Credit card issuers are reviving inactivity charges as part of a series of actions to stem declining revenue.

Fifth Third Bancorp added a $19 fee for the majority of its cards in June, in part to offset increasing servicing costs, said Stephanie Honan, a spokeswoman for the Cincinnati company.

"We want to encourage active use and management of the accounts," Honan said.

Inactivity fees have been used before, said Linda Sherry, the director of national priorities with Consumer Action. Sherry, who conducts the group's annual survey of credit card fees, said inactivity fees often have been waived if the consumer used the card periodically.

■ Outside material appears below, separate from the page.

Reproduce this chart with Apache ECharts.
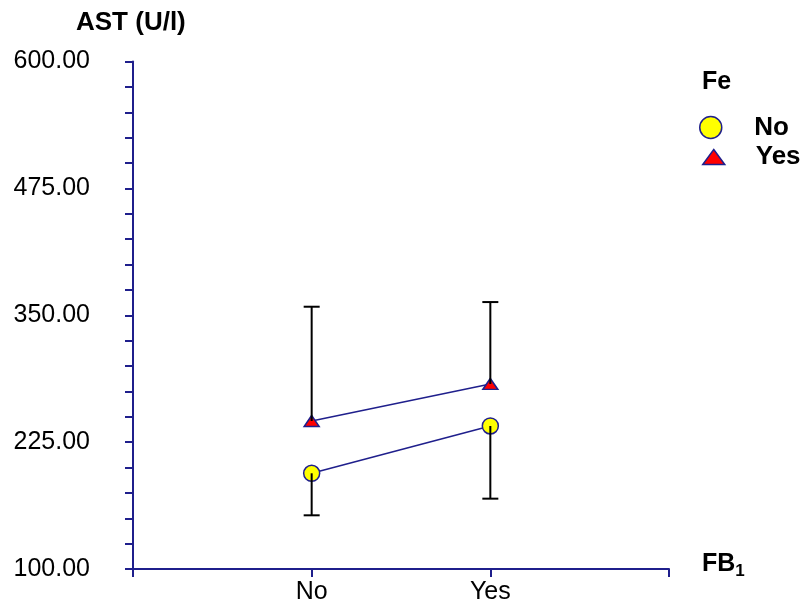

But various types of fees have proliferated since President Obama signed the Credit Card Accountability, Responsibility and Disclosure Act May 22, which sets limits on rates and other terms. Bank of America Corp. and Citigroup Inc. have both introduced annual fees on some cards.

Citi also varies the interest rate it charges customers based on how often they use their cards, according to letters the company sent cardholders last month.

Customers get back 10% of their total interest each month if they exceed a set amount of purchases.

The amount of spending needed to qualify for the rebate depends on their payment history with Citi, the letters said. A customer with a $35 monthly finance charge may see a $3.50 credit in the same month's bill.

Customers can opt out, paying off existing balances under current interest rates until the card expires. They also may get lower rates if they agree to transfer other card balances to Citi, according to the letters.

"These actions are necessary given the doubling of credit card losses across the industry," said Samuel Wang, a Citi spokesman.

Bank of America is looking at annual fees ranging from $29 to $99. The charges were part of a change in terms for fewer than half of 1% of B of A's cards, said Anne Pace, a spokeswoman for the Charlotte company.

It is a test and B of A has not made any decisions about the wider use of annual fees, Pace said. "We're trying to get a better understanding on the value customers place on their cards," she said. "The fee is based on the type of card and the benefit it provides to the customers."